Many states have programs to pay for home and community-based long-term care services for older adults, generally 60 and older, and their families. States often draw on funds from county, state and federal sources such as the Older Americans Act. The focus of these programs is to help older adults remain in the community as independently as possible. States administer these services through state and local agency networks known as the Aging Network, and include:
- Nutrition programs such as home-delivered meals for homebound elderly or meals served in community settings
- Transportation services
- Health promotion services to help prevent disease or manage chronic illnesses
- Personal care assistance and help with household chores and shopping
- Legal assistance and services that protect the rights of older persons such as the long-term care ombudsman program
- Family caregiver services and supports including time off from their responsibility, called respite care
While the financial eligibility criteria for these programs differ by state and by program, they are generally targeted for low-income, frail seniors over age 60, minority older adults, and seniors living in rural areas. Specific funds are often set aside for Native American older adults.
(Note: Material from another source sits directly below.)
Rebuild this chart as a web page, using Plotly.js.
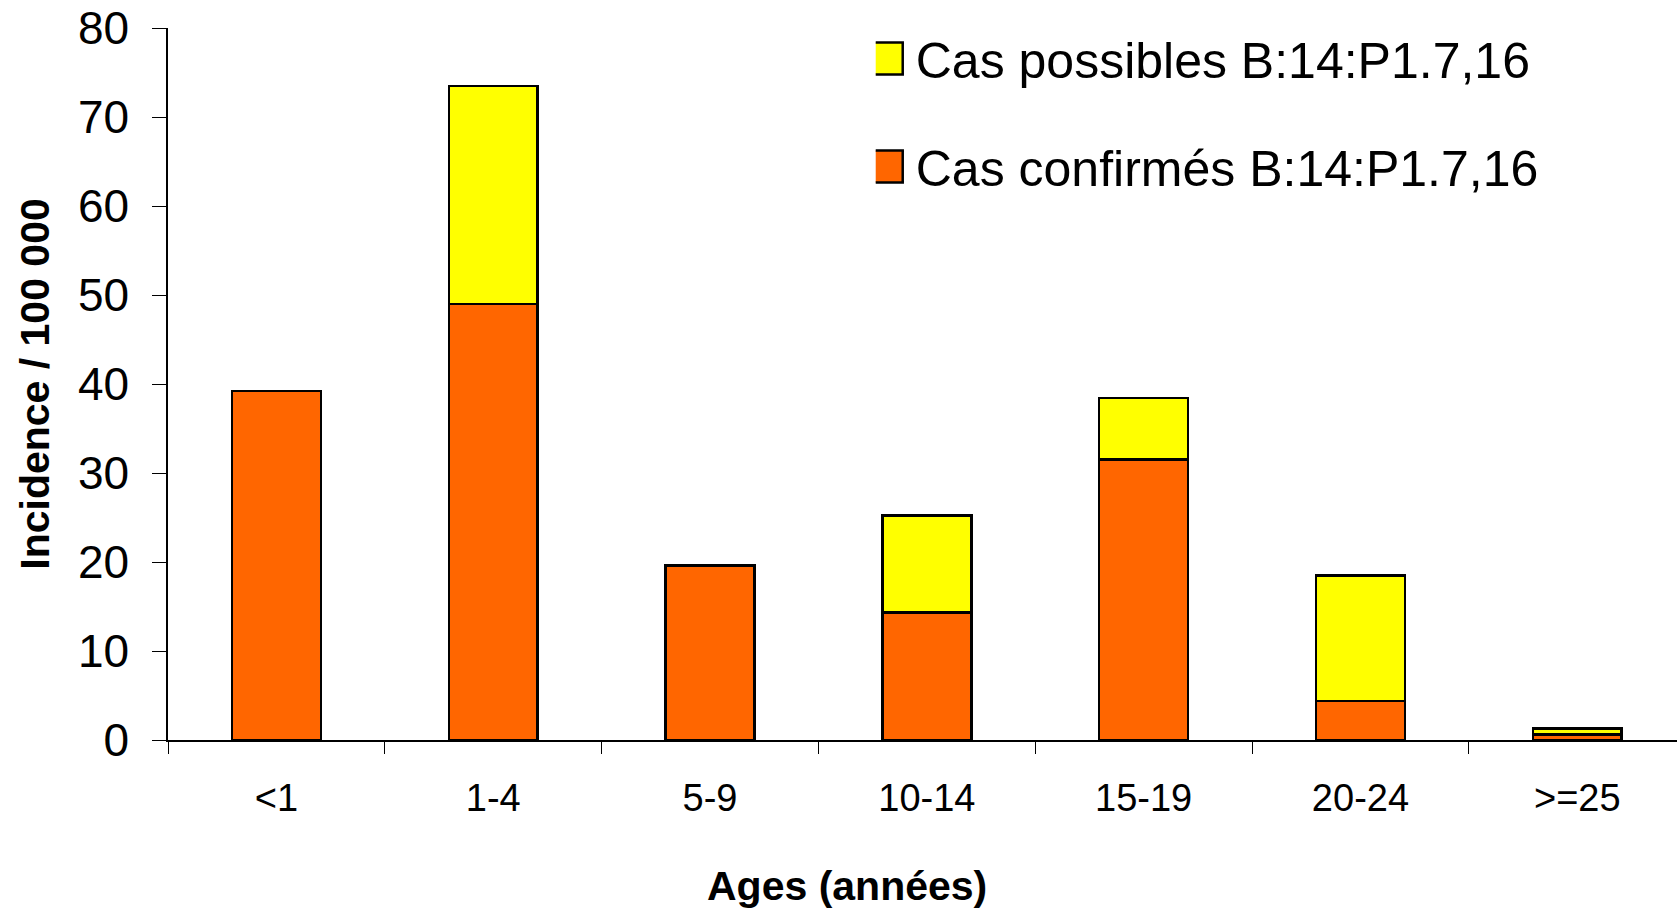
<!DOCTYPE html>
<html>
<head>
<meta charset="utf-8">
<script src="https://cdn.plot.ly/plotly-3.0.1.min.js"></script>
<style>
html,body{margin:0;padding:0;background:#fff;}
#chart{width:1677px;height:909px;}
</style>
</head>
<body>
<div id="chart"></div>
<script>
const categories = ["<1", "1-4", "5-9", "10-14", "15-19", "20-24", ">=25"];
const confirmes = [39.2, 49.0, 19.6, 14.3, 31.5, 4.4, 0.6];
const possibles = [0, 24.5, 0, 10.9, 6.9, 14.1, 0.7];
const yTicks = [0, 10, 20, 30, 40, 50, 60, 70, 80];
const xTitle = 'Ages (années)';
const yTitle = 'Incidence / 100 000';

const FONT = '"Liberation Sans", Arial, sans-serif';

const traces = [
  {
    type: 'bar', name: 'Cas confirmés B:14:P1.7,16',
    x: categories, y: confirmes, width: 0.41,
    marker: {color: '#FF6600', line: {color: '#000', width: 2.5}},
    legendgroup: 'c', legendrank: 2, hoverinfo: 'x+y'
  },
  {
    type: 'bar', name: 'Cas possibles B:14:P1.7,16',
    x: categories, y: possibles, width: 0.41,
    marker: {color: '#FFFF00', line: {color: '#000', width: 2.5}},
    legendgroup: 'p', legendrank: 1, hoverinfo: 'x+y'
  }
];

const layout = {
  width: 1677, height: 909,
  paper_bgcolor: '#fff', plot_bgcolor: '#fff',
  margin: {l: 168, r: 0, t: 28, b: 169},
  barmode: 'stack',
  font: {family: FONT, color: '#000'},
  showlegend: true,
  legend: {
    x: 0.469, y: 1.012, xanchor: 'left', yanchor: 'top',
    traceorder: 'grouped', tracegroupgap: 40,
    font: {family: FONT, size: 50, color: '#000'},
    bgcolor: 'rgba(0,0,0,0)'
  },
  xaxis: {
    type: 'category', range: [-0.5, 6.46],
    showline: true, linecolor: '#000', linewidth: 1.5,
    ticks: 'outside', tickson: 'boundaries', ticklen: 12, tickcolor: '#000', tickwidth: 1,
    tickfont: {family: FONT, size: 38, color: '#000'},
    ticklabelstandoff: 24,
    showgrid: false, zeroline: false, fixedrange: true
  },
  yaxis: {
    range: [0, 80], tickvals: yTicks,
    showline: true, linecolor: '#000', linewidth: 1.5,
    ticks: 'outside', ticklen: 14, tickcolor: '#000', tickwidth: 1,
    tickfont: {family: FONT, size: 46, color: '#000'},
    ticklabelstandoff: 14,
    showgrid: false, zeroline: false, fixedrange: true,
    title: {text: '<b>' + yTitle + '</b>', font: {family: FONT, size: 41, color: '#000'}, standoff: 16}
  },
  annotations: [{
    xref: 'paper', yref: 'paper', x: 0.45, y: -0.205, xanchor: 'center', yanchor: 'middle',
    showarrow: false, text: '<b>' + xTitle + '</b>',
    font: {family: FONT, size: 41, color: '#000'}
  }]
};

Plotly.newPlot('chart', traces, layout, {displayModeBar: false}).then(function (gd) {
  // enlarge legend swatches to match the reference's square boxes
  gd.querySelectorAll('.legend .legendpoints path').forEach(function (p) {
    p.setAttribute('d', 'M-24,-16h31v32h-31Z');
    p.style.strokeWidth = '2.5px';
    p.style.stroke = '#000';
  });
});
</script>
</body>
</html>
Local agencies, called Area Agencies on Aging (AAAs), work with State Units on Aging (SUAs) to plan and develop service and support programs based on the needs of older adults and families. More information on how to connect with your local Area Agency on Aging is available on the Administration for Community Living website.
There are several databases available to you to locate services in your state:
Aging and Disability Resource Centers (ADRCs)
Where available, each state in the map links to a long-term care resource database maintained by that state for its ADRC. These centers serve as single points of entry into the long-term supports and services system for older adults and people with disabilities.
The Eldercare Locator provides information and links to resources that enable older persons to live independently in their communities. This public service website links to state and local Area Agencies on Aging and community-based organizations that serve older adults and their caregivers.
Centers for Independent Living (CILs)
CILs provide access to resources for people with disabilities that empower individuals to live independently in their communities. Independent Living Research Utilization (ILRU) provides a national database of centers for independent living, and statewide independent living councils. It is updated weekly.